Terwijl broeder D. de Vespers zong in de vlindertuin, gelastte Knudde zichzelf met een speurtocht langsheen gifgroene paadjes welke hem leidden naar enkele restanten uit de eerste kruistocht waarin hemelsblauw en kameleonrood elkaar voor de voeten liepen tot ze er purper bij zagen.
Sint-Nicolaas was toen helaas al op weg naar de Sint-Juttemis om haar boetedoening via orakelende gezangen te aanhoren. De purperen alliantie echter liet zich graag verleiden door de magische tonen van Die Zauberflöte waarbij de oudste onder hen in een vlaag van zinsverbijstering gekroond werd tot koningin van de nacht terwijl Sarastro drie bezwerende vingers opsteekt. Het beeld is mooi, de tonen ondertussen onherroepelijk verstorven in de kakofonie der allesoverschreeuwende marktplaats, maar de koningin staat nog steeds trots op het schaakbord en geeft aan de tierce een geheel nieuwe dimensie. Geen remise. Schaak of mat. 't Zal Amadeus Bomaworst wezen. Ons daarentegen...
Knudde slentert een beetje beduusd over de kloosterbinnenplaats en kijkt niet-begrijpend naar de toverfluit die onaangeroerd in een hoekje ligt te verkommeren. Nochtans werden alle middelen aangewend om P*r*c terug op zijn sokkel te plaatsen doch zijn minstens muzikale evenknie viel in dovemansoren. Blijkbaar heeft het euvel niet enkel zuster Portasia getroffen...
Het visioen was over Knudde neergedaald met een zelfde proportionele dimensie als welke het frère Jacques het goud aan de kust had doen zien schitteren en , alhoewel beseffende dat het waarschijnlijk wel weer parels voor de zwijnen gingen worden, wou ik jullie toch in deze subtiele gedachtengang een kleine rondleiding geven, al was het maar vanwege de fijnzinnigheid der apotheose.
Tijdens de eerste kruistocht namelijk, toen hemelsblauw en kameleonrood als volleerde beeldenstormers door de smalle steegjes van het Brugge van het Zuiden zoefden, werden zij hierbij magistraal, als een wolf door de gang geleid op de orkestrale klanken van “Die Zauberflöte”. Niks speciaals op het eerste gezicht, zelfs geen liefde, maar toch minder herkenbaar dan pakweg “Goeiemorgen, morgen, Anne, tot vanmiddag under the Bridge...”
De subtiliteit schuilt hem hier in dat wanneer onze dierendokter zich ook eens aan een spurtje waagt, dit geschiedt op de tonen van de aria van de “Koningin van de Nacht”...
En omdat Knudde na diverse wandelingen langs de marktstalletjes der plebejers al meerdere malen gefluister opgevangen heeft waarbij juffrouw I gelinkt werd aan het ook hier magische cijfer drie, en in de wetenschap dat waar rook vuur, en waar een wind is, ook een weg, deze korte bijdrage over het belang van het getal 3 in Die Zauberflöte.
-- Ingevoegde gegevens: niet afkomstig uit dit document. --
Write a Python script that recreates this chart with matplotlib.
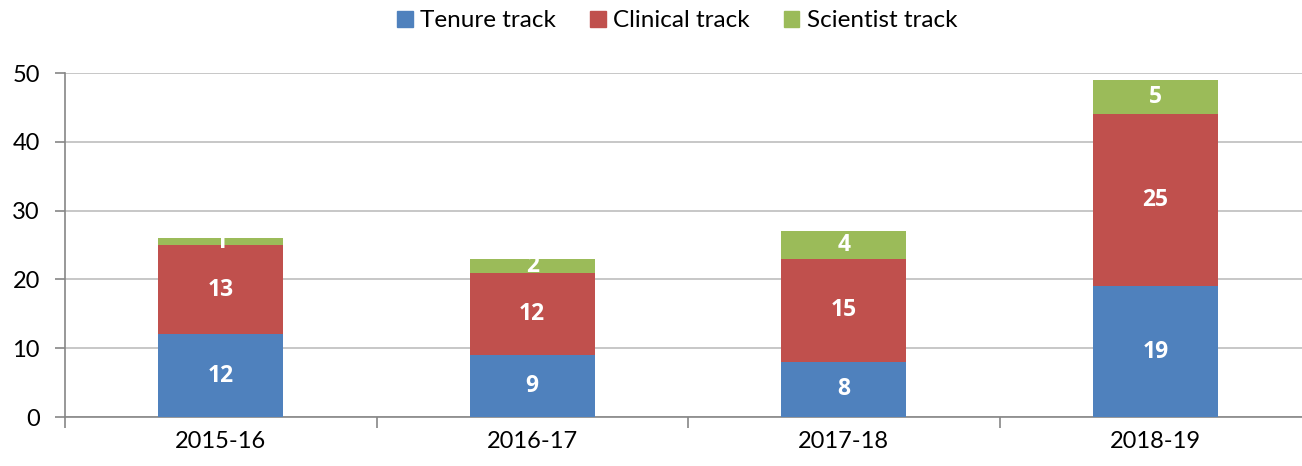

Ik citeer:
"Het mysterieuze getal drie.
Het getal drie als symbool van de zich openbarende goddelijkheid speelt een belangrijke rol in de rituelen van de vrijmetselarij en in de sprookjeswereld. De ouverture begint met drie krachtige akkoorden en het allegro-thema bestaat uit driemaal twee repeterende noten. Het "driemalige akkoord' weerklinkt nadat Sarastro de drie goede eigenschappen van Tamino (deugdzaamheid, zwijgzaamheid en liefdadigheid) heeft geprezen. Er is sprake van drie vrouwen, drie knapen en drie magische instrumenten (fluit, klokkenspel en panfluit). Tamino treft drie tempels aan bij de ingang van Sarastro's rijk en hij probeert drie keer naar binnen te gaan. En niet in de laatste plaats: Tamino wordt drie keer op de proef gesteld." Daarenboven dansen er op de notenbalk van de ouverture van die Zauberflöte drie mollen...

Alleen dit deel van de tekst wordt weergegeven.